▶ **Given problem**: From the listing below, pull out the lines that hold "this".

▶ **Dataset records**:
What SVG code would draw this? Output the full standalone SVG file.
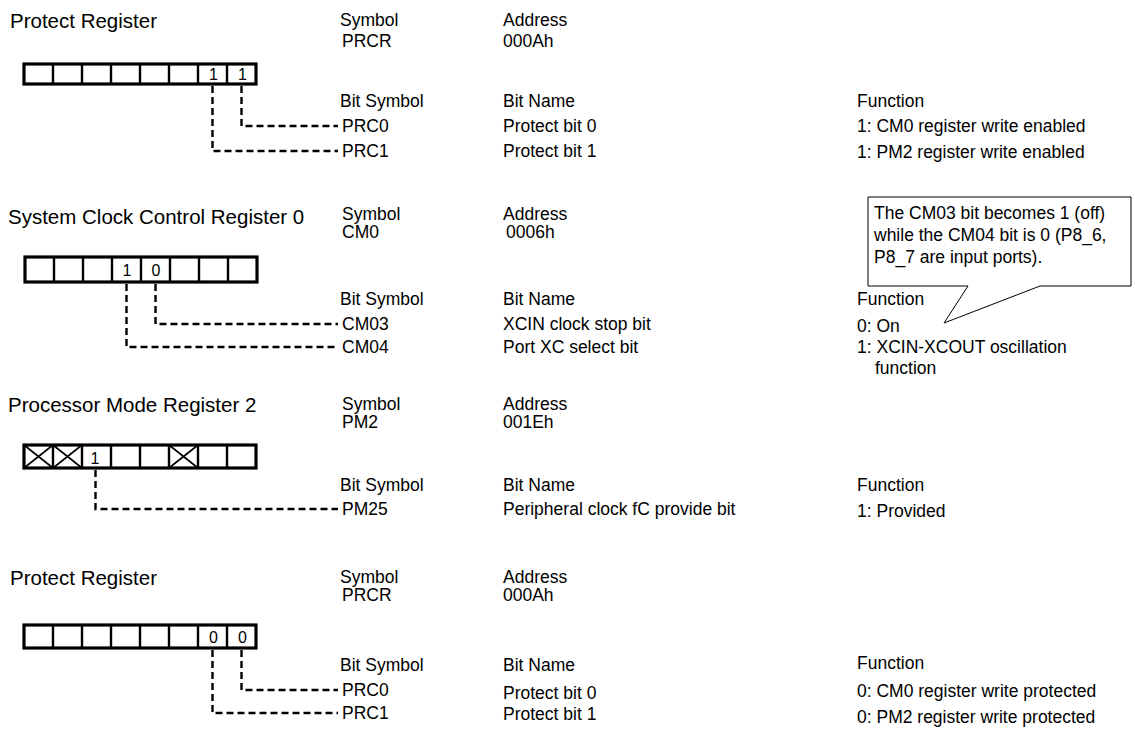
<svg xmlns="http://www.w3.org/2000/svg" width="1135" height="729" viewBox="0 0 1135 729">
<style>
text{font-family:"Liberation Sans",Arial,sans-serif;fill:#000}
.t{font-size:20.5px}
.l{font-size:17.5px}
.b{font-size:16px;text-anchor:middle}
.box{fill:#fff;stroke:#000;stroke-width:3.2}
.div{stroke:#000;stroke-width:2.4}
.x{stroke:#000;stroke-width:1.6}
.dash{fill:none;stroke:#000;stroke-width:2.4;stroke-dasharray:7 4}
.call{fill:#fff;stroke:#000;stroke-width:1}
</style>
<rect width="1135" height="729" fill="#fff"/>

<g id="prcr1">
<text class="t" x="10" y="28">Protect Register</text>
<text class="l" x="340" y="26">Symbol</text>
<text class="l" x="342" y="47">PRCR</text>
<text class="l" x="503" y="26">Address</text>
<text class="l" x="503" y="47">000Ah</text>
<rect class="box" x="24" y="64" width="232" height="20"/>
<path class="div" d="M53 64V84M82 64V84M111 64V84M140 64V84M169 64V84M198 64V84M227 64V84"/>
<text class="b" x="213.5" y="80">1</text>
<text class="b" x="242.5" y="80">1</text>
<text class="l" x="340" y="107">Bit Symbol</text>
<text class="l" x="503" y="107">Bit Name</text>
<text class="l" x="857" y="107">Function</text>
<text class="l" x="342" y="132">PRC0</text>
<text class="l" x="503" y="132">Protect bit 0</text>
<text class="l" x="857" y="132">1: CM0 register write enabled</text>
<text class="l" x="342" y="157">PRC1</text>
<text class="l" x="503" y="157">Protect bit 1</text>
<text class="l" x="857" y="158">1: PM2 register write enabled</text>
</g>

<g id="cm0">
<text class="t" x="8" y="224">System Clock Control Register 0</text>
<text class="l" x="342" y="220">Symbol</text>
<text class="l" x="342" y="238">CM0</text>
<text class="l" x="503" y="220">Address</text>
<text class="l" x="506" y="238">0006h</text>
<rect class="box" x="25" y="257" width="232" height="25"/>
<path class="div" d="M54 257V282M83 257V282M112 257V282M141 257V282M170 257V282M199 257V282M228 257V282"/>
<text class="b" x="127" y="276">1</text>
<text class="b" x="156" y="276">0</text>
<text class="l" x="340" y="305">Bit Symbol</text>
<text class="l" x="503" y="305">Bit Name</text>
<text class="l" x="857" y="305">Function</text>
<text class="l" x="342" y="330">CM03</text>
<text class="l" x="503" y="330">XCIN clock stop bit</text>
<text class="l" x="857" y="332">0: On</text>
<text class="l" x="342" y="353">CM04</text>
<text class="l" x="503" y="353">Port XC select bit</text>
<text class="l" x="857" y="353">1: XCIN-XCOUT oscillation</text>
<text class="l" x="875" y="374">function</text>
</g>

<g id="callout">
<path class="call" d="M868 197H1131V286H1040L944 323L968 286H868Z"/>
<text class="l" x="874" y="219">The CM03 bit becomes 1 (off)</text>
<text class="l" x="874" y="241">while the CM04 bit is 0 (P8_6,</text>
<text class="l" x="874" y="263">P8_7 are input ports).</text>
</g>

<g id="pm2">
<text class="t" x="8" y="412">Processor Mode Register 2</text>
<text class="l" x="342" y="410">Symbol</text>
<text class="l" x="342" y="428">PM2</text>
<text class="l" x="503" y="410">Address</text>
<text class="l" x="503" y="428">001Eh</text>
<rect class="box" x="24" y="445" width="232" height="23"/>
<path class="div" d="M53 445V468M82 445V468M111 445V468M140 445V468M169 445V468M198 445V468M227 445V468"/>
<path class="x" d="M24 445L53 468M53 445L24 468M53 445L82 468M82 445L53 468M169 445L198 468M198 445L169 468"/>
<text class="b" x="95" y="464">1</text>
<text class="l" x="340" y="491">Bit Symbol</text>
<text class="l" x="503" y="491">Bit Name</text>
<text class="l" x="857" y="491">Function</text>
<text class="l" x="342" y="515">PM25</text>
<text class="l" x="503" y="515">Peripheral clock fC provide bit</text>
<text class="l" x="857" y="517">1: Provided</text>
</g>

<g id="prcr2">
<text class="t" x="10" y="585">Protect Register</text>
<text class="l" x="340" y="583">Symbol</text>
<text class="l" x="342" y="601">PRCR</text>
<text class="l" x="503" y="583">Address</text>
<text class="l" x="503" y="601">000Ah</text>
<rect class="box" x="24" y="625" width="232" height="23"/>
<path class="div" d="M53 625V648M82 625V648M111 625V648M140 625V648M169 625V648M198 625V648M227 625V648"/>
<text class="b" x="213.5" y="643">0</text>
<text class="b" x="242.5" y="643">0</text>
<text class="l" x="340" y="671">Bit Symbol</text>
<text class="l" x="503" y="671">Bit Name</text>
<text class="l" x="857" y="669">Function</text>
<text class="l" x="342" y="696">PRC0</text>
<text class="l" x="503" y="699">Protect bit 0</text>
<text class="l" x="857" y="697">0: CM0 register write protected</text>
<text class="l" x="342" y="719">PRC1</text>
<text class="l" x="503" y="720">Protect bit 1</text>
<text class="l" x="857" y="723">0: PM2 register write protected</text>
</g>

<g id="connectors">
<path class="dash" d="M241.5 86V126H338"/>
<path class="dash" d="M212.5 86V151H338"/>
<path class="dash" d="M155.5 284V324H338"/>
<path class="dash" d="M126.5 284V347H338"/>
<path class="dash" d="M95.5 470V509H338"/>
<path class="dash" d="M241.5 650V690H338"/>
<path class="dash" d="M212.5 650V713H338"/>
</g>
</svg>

--

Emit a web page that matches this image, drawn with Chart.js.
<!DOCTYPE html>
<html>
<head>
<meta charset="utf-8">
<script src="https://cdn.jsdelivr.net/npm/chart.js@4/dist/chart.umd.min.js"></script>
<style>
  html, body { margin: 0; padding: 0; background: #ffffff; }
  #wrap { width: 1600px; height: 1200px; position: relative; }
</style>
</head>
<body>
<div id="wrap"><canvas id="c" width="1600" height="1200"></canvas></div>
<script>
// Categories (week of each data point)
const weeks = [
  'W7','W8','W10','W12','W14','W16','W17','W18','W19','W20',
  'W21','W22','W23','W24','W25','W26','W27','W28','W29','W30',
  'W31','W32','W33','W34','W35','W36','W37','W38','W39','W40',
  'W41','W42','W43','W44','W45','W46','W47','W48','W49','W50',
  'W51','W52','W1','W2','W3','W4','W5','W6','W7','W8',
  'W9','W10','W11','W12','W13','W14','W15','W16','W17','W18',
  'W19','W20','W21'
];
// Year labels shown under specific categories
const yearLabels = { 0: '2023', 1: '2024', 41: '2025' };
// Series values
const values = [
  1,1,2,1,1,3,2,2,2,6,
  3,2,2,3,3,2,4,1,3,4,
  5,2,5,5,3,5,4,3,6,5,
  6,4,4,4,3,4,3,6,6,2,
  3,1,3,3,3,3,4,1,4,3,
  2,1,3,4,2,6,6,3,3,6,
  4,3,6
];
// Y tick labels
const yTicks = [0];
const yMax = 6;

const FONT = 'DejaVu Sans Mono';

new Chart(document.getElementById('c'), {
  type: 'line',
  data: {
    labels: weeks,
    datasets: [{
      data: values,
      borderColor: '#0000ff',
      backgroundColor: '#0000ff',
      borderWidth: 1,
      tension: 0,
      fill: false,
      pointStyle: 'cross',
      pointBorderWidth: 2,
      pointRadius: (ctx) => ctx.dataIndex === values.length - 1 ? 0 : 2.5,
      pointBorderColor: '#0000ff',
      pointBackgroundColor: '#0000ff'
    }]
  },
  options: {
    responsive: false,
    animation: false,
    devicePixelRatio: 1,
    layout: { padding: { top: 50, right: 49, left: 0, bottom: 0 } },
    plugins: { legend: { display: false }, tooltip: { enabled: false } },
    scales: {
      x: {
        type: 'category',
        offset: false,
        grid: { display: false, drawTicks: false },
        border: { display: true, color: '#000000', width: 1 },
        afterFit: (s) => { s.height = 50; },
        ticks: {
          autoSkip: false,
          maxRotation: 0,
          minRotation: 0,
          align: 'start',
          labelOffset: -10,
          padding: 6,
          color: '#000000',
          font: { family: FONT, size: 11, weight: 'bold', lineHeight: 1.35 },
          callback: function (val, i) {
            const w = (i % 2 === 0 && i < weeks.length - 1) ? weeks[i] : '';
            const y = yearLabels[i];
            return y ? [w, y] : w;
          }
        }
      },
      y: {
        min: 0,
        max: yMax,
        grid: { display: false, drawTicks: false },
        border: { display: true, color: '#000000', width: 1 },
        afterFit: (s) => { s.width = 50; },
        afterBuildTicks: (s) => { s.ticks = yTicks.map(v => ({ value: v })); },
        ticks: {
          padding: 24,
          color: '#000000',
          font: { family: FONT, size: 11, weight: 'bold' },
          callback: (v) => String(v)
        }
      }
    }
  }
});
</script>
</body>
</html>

▶ **Output of the task**:
What SVG code would draw this? Output the full standalone SVG file.
Emit a web page that matches this image, drawn with Chart.js.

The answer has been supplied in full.